The Act removed those hard-coded rates and changed them to a set of indexed rates. It also instituted a transition rule for 2021. The result is the following changes for 2021:
- In calculating guideline level premiums, 7-pay premiums, and CVAT calculations, the interest rate to use can be as low as the greater of the interest rate guaranteed in the contract or 2%, versus 4% previously.
- In calculating guideline single premiums, the interest rate to use can be as low as the greater of the interest rate guaranteed in the contract or 4%, versus 6% previously.
Starting in 2022, the interest rates to use for guideline level premiums, etc. are indexed to the lower of two rates:
- The maximum valuation interest rate for life insurance contracts with guarantee durations of 20 years or longer (currently 3%), or
- A sixty-month moving average of Federal mid-term rates as defined in Internal Revenue Code section 1274(d) (which has averaged 1.82% over the calendar years 2016 – 2020, and which is then rounded to the nearest whole percentage point, i.e. 2%).
Guideline single premiums will continue to use an interest rate that is 2% added to the rate to use for guideline level premiums.
What also changed because of the Act?
The Standard Nonforfeiture Law for Life Insurance references an interest rate from section 7702, thanks to a revision that was made in the NAIC Valuation Manual, minimum standard VM-02, effective January 1, 2021.
Under that law, the maximum interest rate that can be used in the calculation of traditional life product cash values is a rate equal to 125% of the maximum valuation interest rate, but no less than the interest rate specified in section 7702 for the CVAT. When the maximum valuation interest rate changes, as it did from 3.5% for 2020 to 3% for 2021, there is a one-year grace period before the change to the nonforfeiture rate is mandatory.
The maximum valuation interest rate for 2021 is 3%, and 125% of this rate is 3.75%. Before the Act, the CVAT interest rate was 4%, so it was allowable to build whole life cash value scales using an interest rate of 4% but no higher than 4.5% for 2021 issues, changing to 4% for 2022 issues.
Thanks to the Act’s change to the CVAT interest rate and its resulting impact upon the Standard Nonforfeiture Law, 2022 issues must use a nonforfeiture interest rate of at least 2% but no higher than 3.75%.
What are some implications for life insurance contract design?
For life insurance companies and fraternal benefit societies, if the cash values on your whole life products are currently based on an interest rate above 3.75%, you must raise the set of cash values on your whole life products by January 1, 2022. This is not optional, and absent any other changes to the products, it would make them less profitable.
However, you can – at your option – make the following design changes that would make the products more profitable:
- You can narrow the net amount at risk on your contracts that use the CVAT to comply with the tax law
- You can raise the premiums on your single premium whole life insurance contracts and still comply with the guideline premium test
- You can raise the premiums on your limited-pay whole life insurance contracts and still have them qualify as regular life insurance contracts, rather than as modified endowment contracts
You can also make design changes that would make your products more attractive to consumers who are looking for strong cash value accumulation.
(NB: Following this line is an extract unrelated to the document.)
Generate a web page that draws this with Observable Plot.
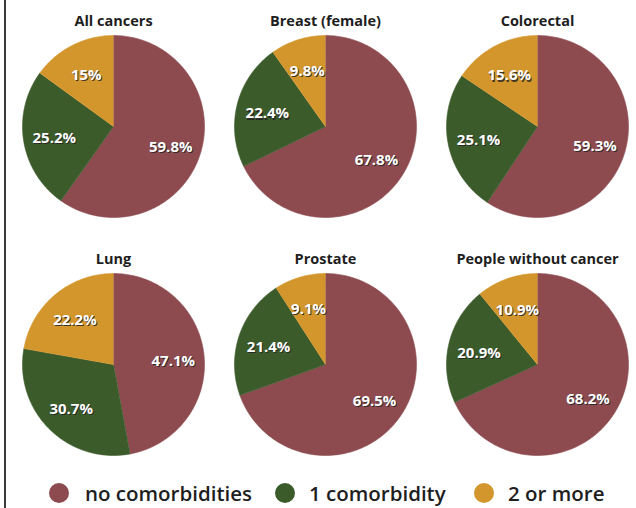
<!DOCTYPE html>
<html><head><meta charset="utf-8">
<script src="https://cdn.jsdelivr.net/npm/d3@7"></script>
<script src="https://cdn.jsdelivr.net/npm/@observablehq/plot@0.6"></script>
<style>
body{margin:0;background:#fff;width:636px;height:508px;overflow:hidden;position:relative;font-family:"Open Sans",Lato,sans-serif;}
#frame{position:absolute;left:4px;top:0;width:2px;height:508px;background:#3a3a3a;}
#chart{position:absolute;left:0;top:0;}
.sw{position:absolute;top:483px;width:20px;height:20px;border-radius:50%;}
.lt{position:absolute;top:479px;height:28px;line-height:28px;font-size:20.5px;font-weight:600;color:#1e1e1e;white-space:nowrap;}
</style></head>
<body>
<div id="chart"></div>
<div id="legend"></div>
<div id="frame"></div>
<script>
const pies = ["All cancers","Breast (female)","Colorectal","Lung","Prostate","People without cancer"];
const categories = ["no comorbidities","1 comorbidity","2 or more"];
const noComorbidities = [59.8, 67.8, 59.3, 47.1, 69.5, 68.2];
const oneComorbidity = [25.2, 22.4, 25.1, 30.7, 21.4, 20.9];
const twoOrMore = [15, 9.8, 15.6, 22.2, 9.1, 10.9];
const colors = ["#8d4b50", "#3c5b2b", "#d3962c"];

const series = [noComorbidities, oneComorbidity, twoOrMore];
const rows = [];
pies.forEach((name, p) => {
  const col = p % 3, row = Math.floor(p / 3);
  const total = d3.sum(series, s => s[p]);
  rows.push({type: "title", name, col, row});
  let start = 0;
  series.forEach((s, k) => {
    const v = s[p];
    const a0 = start / total * 2 * Math.PI, a1 = (start + v) / total * 2 * Math.PI;
    const cat = categories[k];
    rows.push({type: "arc", cat, col, row, x: 0, y: 0});
    const n = Math.max(2, Math.ceil((a1 - a0) / (Math.PI / 180)));
    for (let i = 0; i <= n; i++) {
      const a = a0 + (a1 - a0) * i / n;
      rows.push({type: "arc", cat, col, row, x: Math.sin(a), y: Math.cos(a)});
    }
    const am = (a0 + a1) / 2;
    rows.push({type: "label", cat, col, row, x: 0.66 * Math.sin(am), y: 0.66 * Math.cos(am), text: v + "%"});
    start += v;
  });
});

const font = "'Open Sans', Lato, sans-serif";
const chart = Plot.plot({
  width: 636, height: 470,
  marginTop: 0, marginRight: 0, marginBottom: 0, marginLeft: 0,
  facet: {data: rows, x: "col", y: "row", marginTop: 0, marginRight: 0, marginBottom: 0, marginLeft: 0},
  fx: {domain: [0, 1, 2], range: [7, 643], padding: 0, axis: null},
  fy: {domain: [0, 1], range: [7, 483], padding: 0, axis: null},
  x: {domain: [-1.165, 1.165], axis: null},
  y: {domain: [-1.308, 1.308], axis: null},
  color: {domain: categories, range: colors},
  style: {fontFamily: font, background: "transparent"},
  marks: [
    Plot.line(rows, {filter: d => d.type === "arc", x: "x", y: "y", z: "cat", fill: "cat", stroke: "cat", strokeWidth: 0.6}),
    Plot.text(rows, {filter: d => d.type === "label", x: "x", y: "y", text: "text", fill: "#222", fillOpacity: 0.85, dx: 1, dy: 3.2, fontSize: 15, fontWeight: 700}),
    Plot.text(rows, {filter: d => d.type === "label", x: "x", y: "y", text: "text", fill: "#fff", dy: 2, fontSize: 15, fontWeight: 700}),
    Plot.text(rows, {filter: d => d.type === "title", frameAnchor: "top", dy: 8, text: "name", fill: "#1e1e1e", fontSize: 14.5, fontWeight: 700})
  ]
});
document.getElementById("chart").appendChild(chart);

const legend = document.getElementById("legend");
const swLeft = [49, 275, 474];
const txLeft = [85, 309, 508];
categories.forEach((c, i) => {
  const sw = document.createElement("div");
  sw.className = "sw"; sw.style.left = swLeft[i] + "px"; sw.style.background = colors[i];
  legend.appendChild(sw);
  const t = document.createElement("div");
  t.className = "lt"; t.style.left = txLeft[i] + "px"; t.textContent = c;
  legend.appendChild(t);
});
</script>
</body></html>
By raising the premiums more than you raise the cash values, you can create the margins needed to have a more generous dividend scale or provide attractive indexed interest crediting.
What does this mean for your company?
For life insurance companies and fraternal benefit societies, there is good news and bad news.
The bad news is that your “to do” list just got longer. By the end of 2021, any whole life products that currently use a nonforfeiture rate higher than 3.75%:
- Must have their cash value factors recalculated at an interest rate of 3.75% or lower
- Must be refiled for approval with the states or the Interstate Compact, even if the premiums are not changing, simply because their cash values are changing
- Should have their profitability checked, and have their premium rates increased if needed to restore profitability
The good news is that any profitability squeeze you were experiencing on your whole life products can now be eliminated on new business going forward with a few product design changes. And on your universal life products, you will be able to illustrate the possibility of the policy lasting to maturity under guaranteed assumptions. That is why the ACLI lobbied for this change.
Beyond that, more good news is the design change options you now have available to you to offer strong cash value accumulation to consumers. Many of your competitors will be taking advantage of these possibilities to make their products both more profitable and more attractive.
Your team at Miller & Newberg is available to assist you with all of this work. We are excited by the possibilities! Together, we can put together a game plan to make this change happen as smoothly as possible.
Is there any impact on term insurance?
As to term insurance, there is some ambiguity in the NAIC Valuation Manual as you look at the interaction between minimum standard VM-02 section 3.A and minimum standard VM-20 sections 3.B.4 and 3.C.2.b. Depending upon how you interpret these sections, the maximum nonforfeiture rate for term may be 4.75%, or it may be the same 3.75% rate that we mentioned above for whole life insurance. Given the ambiguity, we believe most companies will take the more conservative view: a 3.75% nonforfeiture rate definitely complies no matter how you interpret these sections.
The “to do” item here is that your term life products must undergo a nonforfeiture check to determine whether they create any cash values under the new nonforfeiture rate. If they do create cash values, their premium rates would need to be changed to prevent cash values, and that may also require a filing with the states or the Interstate Compact.